Last Christmas, my brother gave me “The Snowball: Warren Buffett and the Business of Life“, by Alice Schroeder. He completely hit on the spot, though I only started reading it during last August holidays (Luca also started reading it to the point that she ended up buying her own Kindle version of it!).

The book is a thorough review of Buffett’s life, including relationships with family & friends and investment decisions. I had previously read other books about Buffett, but they were merely about his investment “strategy” so to say, nothing compared to this one. To complete the book, the author made over 250 interviews, so you can imagine the many insights contained in it.

There are many lessons or just ideas that can be taken from this book. Let me just point the few I can recall at the moment of writing this post:

  • The Inner Scorecard: the idea of acting and valuing yourself according to what you care about and not according to what others’ deem important.
  • The concept of margin of safety: from Benjamin Graham (recommended reading “The Intelligent Investor“).
  • Circle of competence: the idea of looking for simple business that have an enduring competitive advantage (technology companies are not that simple).
  • Cigar butts: companies which are worth more “death than alive” (looking for cheap price to book).
  • Snowball: the idea that compounding interest acts as a snowball falling down the hill, the sooner you start the larger the ball will be down the road (thinking about retirement here).
  • The story of the genie: or that you should invest in your own health as your body is the only one you are going to be given in this life.
  • The Ovarian lottery and the idea that philanthropy achieves more if exercised now and trying to maximize its impact.

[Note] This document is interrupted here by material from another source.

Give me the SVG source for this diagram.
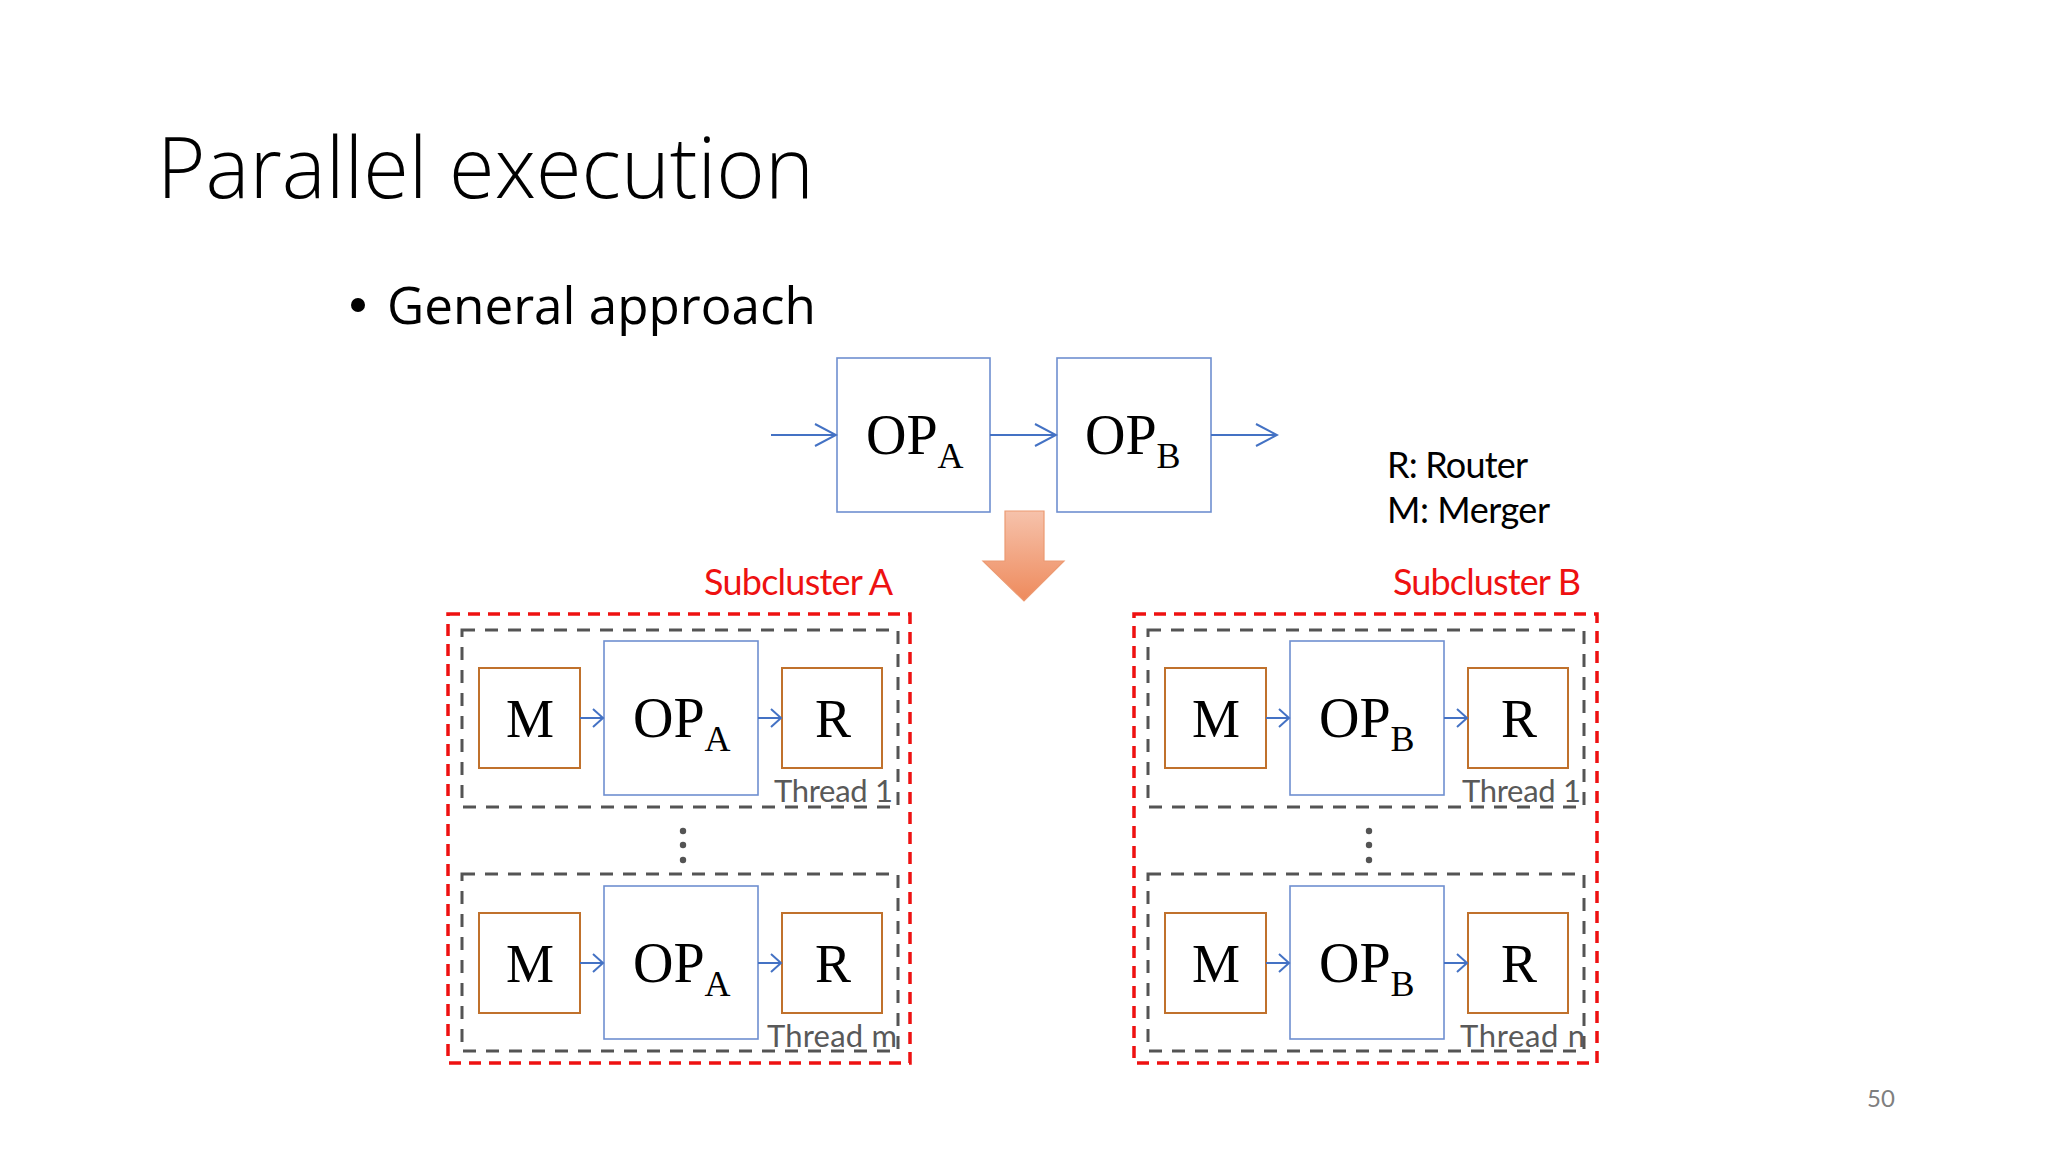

Throughout the book you get to learn about many great entrepreneurial characters (e.g. Rose Blumkin, Bill Gates); about the workings of the board of directors of some companies (e.g. Coca Cola, Berkshire Hathaway); about some of the most impressive falls in corporate history (e.g. Solomon Brothers, Long Term Capital Management); about several depressions, recessions and crisis; and above all you learn about what were the thoughts and calculations behind some of Buffett’s investments decisions since the early 1940’s to date.

I definitely recommend this book (700+ pgs.).